Between the bone-chilling wind gusts and those random 70-degree days we’ve been getting, I think we can all agree: winter is officially over. Nature is finally waking up, and with the daffodils pushing through the dirt, I’ve found myself craving something fresher, lighter. Asparagus is the real harbinger here, isn’t it? When those first stalks show up, I prefer them simple—steamed, eaten with your fingers, dipped in a little oil. But as the season wears on, you start to get a bit more creative.
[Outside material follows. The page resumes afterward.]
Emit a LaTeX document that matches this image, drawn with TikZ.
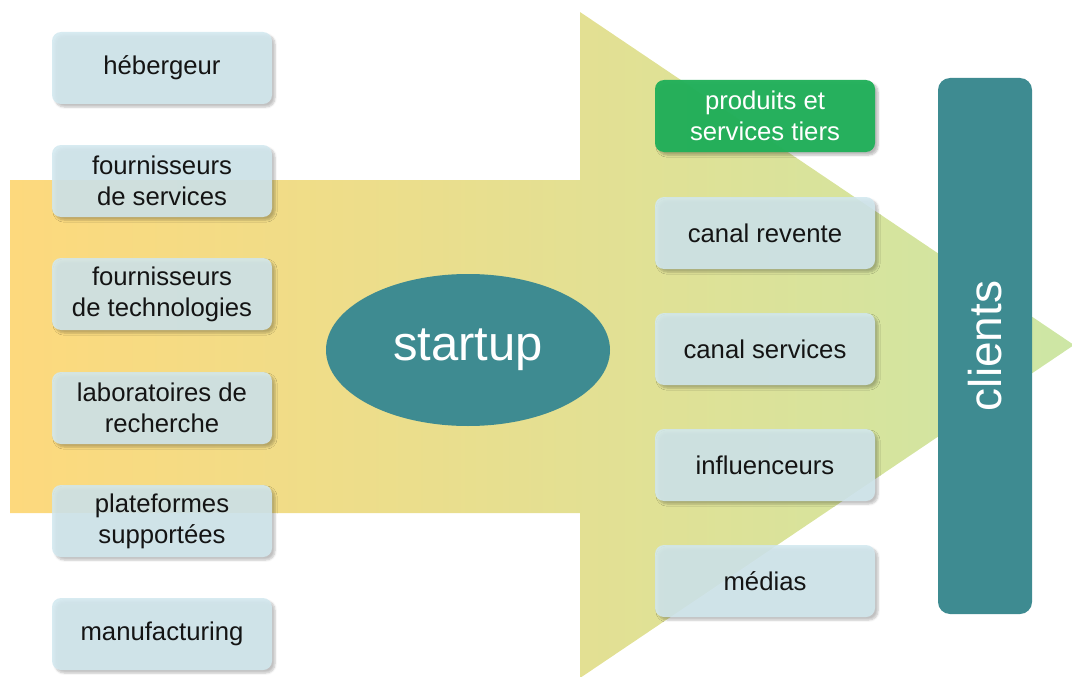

That’s where this salad comes in. You take two-inch lengths of asparagus, give them a quick blanch, and toss them in a mustard vinaigrette. Add some arugula, a bit of sharp feta, and a shower of fresh dill—it’s refreshing. Just make sure the asparagus is tight and shiny at the tips. If it’s soft, well, just keep looking.

Then there’s the wild king salmon. When the season starts, the meat is just incredible—lean and bright. Most people will tell you not to mess with it too much, and I generally agree, though I do love a heavy hand with the coarsely ground black pepper. Instead of roasting potatoes, I’ve been making these old-fashioned parsley potatoes. You know, the kind where you boil the new potatoes, rub the skins off, and toss them in butter? There is something about the smell of fresh parsley hitting hot, buttery potatoes—it’s a memory thing, maybe? Actually, it’s just a great smell. I usually finish everything off with a quick brown butter sauce, just a knob of butter sizzled in a pan with a squeeze of lemon. Simple stuff.

Moving on to dessert—I mean, you have to have a sweet finish—there’s this strawberry tart. It’s got an almond frangipane filling tucked into a pastry shell. You want the smallest, ripest strawberries you can find. A heavy dusting of powdered sugar makes it look professional, or you could glaze the berries with a little warmed jam if you’re feeling fancy. Actually, just the sugar is fine. It’s the kind of thing that makes you feel like you really nailed the transition into spring.

It’s a bit of work, sure, but a very pleasant way to spend an afternoon in the kitchen. Even if the weather decides to turn cold again tomorrow—which it probably will—at least the kitchen will smell like spring. Anyway, enjoy the process. It’s worth it.